Come September, a community group of North Brooklynites will release a digital map of toxic "hot spots" in Greenpoint and Williamsburg, where land is expensive and also, often, contaminated.
The group, called Neighbors Allied for Good Growth (NAG, for short), is working in conjunction with the Pratt Institute to compile a scary GIS map using public information from state, city, and federal health and environmental departments. Here's a preview, from Crain's:
The map will cite such spots as the North Seventh Street Starbucks, the site of an electroplating and metal-finishing operation until the late 1990s. There, federal crews cleaned up nearly 7,000 gallons of ground pollutants. Another lot, on the corner of Dupont Street in Greenpoint, formerly housed the Nuhart Plastics factory, now a state Superfund site with high levels of phthalates, trichloroethylene and petroleum.

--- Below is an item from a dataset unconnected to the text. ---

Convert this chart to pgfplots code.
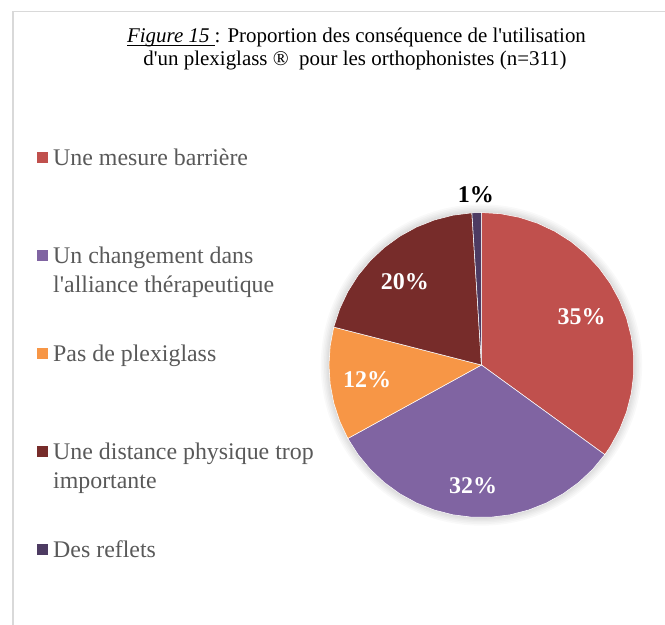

According to NAG, the GIS map will be chock full of data about each site, including site type—Superfund? Brownfield? Oil spill? Waste transfer?—and the associated health risks.
The group also has a grant to assess plans to turn the Nuhart factory—which is currently giving off two noxious plumes (one of which has TCE, a dry-cleaning solvent associated with face numbness and liver cancer), into condos.
Posing the question "Are Brooklyn's hipster havens poisonous?" Crain's interviewed North Brooklyn residents who expressed varying degrees of nonchalance. "I guess that's why the coffee is so good," said Matt Dallow, an actor, of the Starbucks in question. While Andrea Hopmann of North Williamsburg said, "If there's a real danger, a lot of people in the neighborhood would work to make it better." But, "If people are growing third eyes, then I'll take the first train out of here. You have to weigh the risks."
While we wait for the truth to be compiled neatly on one clickable map, it's worth noting how much information is already out there about contaminated land in real-estate-friendly neighborhoods beyond Manhattan.
There are those Meeker Avenue Plumes just south of the Superfund Newtown Creek, for example, which are the result of "decades of dumping and irresponsible manufacturing" from dry-cleaning and metalworking businesses in the neighborhood. Chemicals in those plumes have been linked to cancer. (For a detailed map of all 57 sites around Newtown in need of remediation, gulp and look here.)
Looking beyond Williamsburg/Greenpoint, there's the coal tar soaking the soil around the Gowanus Canal, helping to give Brooklyn's other Superfund waterway its signature oily sheen, and, also, producing cancer-causing fumes. Over in Red Hook, four of the nine ballfields in Red Hook Park have been closed for "several years" thanks to lead contamination. And then there's the former home of the Wolff-Alport Chemical Company just over the Queens border in Ridgewood, which had a thing for dumping radioactive thorium into the sewers between 1924 and 1950, and was dubbed the The Most Radioactive Place in New York City by the New Yorker last spring.
But brokers and Crain's readers, fear not: It wouldn't be #Brooklyn, or #Quooklyn for that matter, without fearless DJs willing to debut bars and venues in close proximity to Superfund sites. Take it from Justin Carter and Eamon Harkin, who just opened halcyon Nowadays near the Wolff-Alport Superfund site, having had great success with their late Mister Sunday day party on the banks of the ol' Gowanus.
Carter, who had testing done to the soil on his Ridgewood site while enduring a lengthy lease-signing process last fall, told us in June that he wasn't aware of his proximity to a Superfund site until June 17th, the day before the bar opened. Still, with test results in hand, he seemed unfazed. "We're a small business, started by three guys with no investors, and we're all here all the time. So are our families." That's the spirit!